Superdistribution
The Concept and the Architecture

THE TRANSACTIONS OF THE IEICE; VOL.E 73, NO.7 JULY l990
Special Issue on Cryptography and Information Security

By Ryoichi Mori
Institute of Information Sciences and Electronics
University of Tsukuba
Tsukuba-shi. 305 Japan

and

Masaji Kawahara
Master's Degree Program in Sciences and Engineering
University of Tsukuba
Tsukuba-shi, 305 Japan.


SUMMARY

Superdistribution is an approach to distributing software in which software is made available freely and without restriction but is protected from modifications and modes of usage not authorized by its vendor. By eliminating the need of software vendors to protect their products against piracy through copy protection and similar measures, superdistribution promotes unrestricted distribution of software.

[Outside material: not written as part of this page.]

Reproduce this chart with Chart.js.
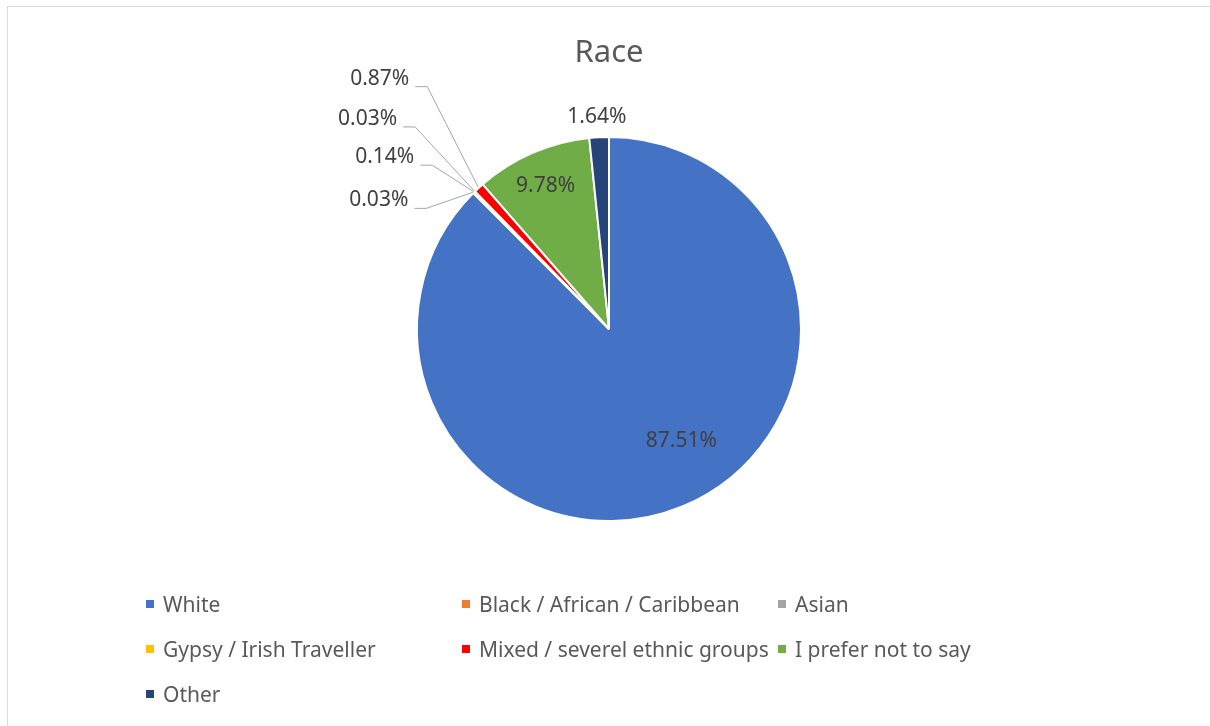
<!DOCTYPE html>
<html>
<head>
<meta charset="utf-8">
<script src="https://cdn.jsdelivr.net/npm/chart.js@4.4.0/dist/chart.umd.min.js"></script>
<style>
  html, body { margin: 0; padding: 0; background: #fff; }
  body { width: 1210px; height: 726px; position: relative; overflow: hidden; font-family: "Noto Sans", sans-serif; }
  #frame { position: absolute; left: 7px; top: 6px; width: 1220px; height: 740px; border: 1px solid #d9d9d9; box-sizing: border-box; }
  #chart { position: absolute; left: 0; top: 0; }
  #title { position: absolute; left: 0; width: 1218px; top: 29px; text-align: center; font-size: 31px; color: #595959; }
  #legend { position: absolute; left: 146px; top: 589px; display: grid; grid-template-columns: 316px 316px 316px; row-gap: 0; }
  .item { height: 45px; line-height: 30px; font-size: 21px; color: #595959; white-space: nowrap; display: flex; align-items: flex-start; }
  .box { width: 8px; height: 8px; margin-top: 11px; margin-right: 9px; flex: none; }
</style>
</head>
<body>
<div id="frame"></div>
<canvas id="chart" width="1210" height="726"></canvas>
<div id="title">Race</div>
<div id="legend"></div>
<script>
// Race breakdown - percentages
const categories = ['White', 'Black / African / Caribbean', 'Asian', 'Gypsy / Irish Traveller',
  'Mixed / severel ethnic groups', 'I prefer not to say', 'Other'];
const shares = [87.51, 0.03, 0.14, 0.03, 0.87, 9.78, 1.64];
const colors = ['#4472C4', '#ED7D31', '#A5A5A5', '#FFC000', '#FF0000', '#70AD47', '#264478'];

// where each label sits, in radius units from the pie centre; lead = draw a leader line
const labelSpots = [
  {dx: 0.377, dy: 0.586},
  {dx: -1.199, dy: -0.670, lead: true},
  {dx: -1.168, dy: -0.895, lead: true},
  {dx: -1.257, dy: -1.094, lead: true},
  {dx: -1.194, dy: -1.304, lead: true},
  {dx: -0.330, dy: -0.743},
  {dx: -0.063, dy: -1.105}
];

const pieLabels = {
  id: 'pieLabels',
  afterDatasetsDraw(chart) {
    const ctx = chart.ctx;
    const arcs = chart.getDatasetMeta(0).data;
    ctx.save();
    ctx.font = '21px "Noto Sans"';
    ctx.textAlign = 'center';
    ctx.textBaseline = 'middle';
    arcs.forEach((arc, i) => {
      const {x, y, startAngle, endAngle, outerRadius} = arc.getProps(['x', 'y', 'startAngle', 'endAngle', 'outerRadius'], true);
      const spot = labelSpots[i];
      const text = shares[i].toFixed(2) + '%';
      const tx = x + spot.dx * outerRadius;
      const ty = y + spot.dy * outerRadius;
      if (spot.lead) {
        const w = ctx.measureText(text).width;
        const mid = (startAngle + endAngle) / 2;
        const ex = x + Math.cos(mid) * (outerRadius + 1);
        const ey = y + Math.sin(mid) * (outerRadius + 1);
        const sx = tx + w / 2 + 6;
        const sy = ty + 8;
        ctx.strokeStyle = '#A6A6A6';
        ctx.lineWidth = 1;
        ctx.beginPath();
        ctx.moveTo(sx, sy);
        ctx.lineTo(sx + 12, sy);
        ctx.lineTo(ex, ey);
        ctx.stroke();
      }
      ctx.fillStyle = '#404040';
      ctx.fillText(text, tx, ty);
    });
    ctx.restore();
  }
};

new Chart(document.getElementById('chart'), {
  type: 'pie',
  data: {
    labels: categories,
    datasets: [{
      data: shares,
      backgroundColor: colors,
      borderColor: '#ffffff',
      borderWidth: 2
    }]
  },
  options: {
    responsive: false,
    animation: false,
    events: [],
    layout: { padding: { left: 416, right: 408, top: 136, bottom: 204 } },
    plugins: {
      legend: { display: false },
      tooltip: { enabled: false },
      title: { display: false }
    }
  },
  plugins: [pieLabels]
});

// legend laid out as a 3-column grid like the original
const legend = document.getElementById('legend');
categories.forEach((name, i) => {
  const item = document.createElement('div');
  item.className = 'item';
  item.innerHTML = `<span class="box" style="background:${colors[i]}"></span><span>${name}</span>`;
  legend.appendChild(item);
});
</script>
</body>
</html>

The superdistribution architecture we have developed provides three principal functions: administrative arrangements for collecting accounting information on software usage and fees for software usage; an accounting process that records and accumulates usage charges, payments, and the allocation of usage charges among different software vendors; and a defense mechanism, utilizing digitally protected modules, that protects the system against interference with its proper operation. Superdistribution software is distributed over public channels in encrypted form. In order to participate in superdistribution a computer must be equipped with an S-box -- a digitally protected module containing microprocessors, RAM, ROM, and a real-time clock. The S-box preserves secret information such as a deciphering key and manages the proprietary aspects of the superdistribution system. A Software Usage Monitor insures the integrity of the system and keeps track of accounting information. The S box can be realized as a digitally protected module in the form of a three dimensional integrated circuit.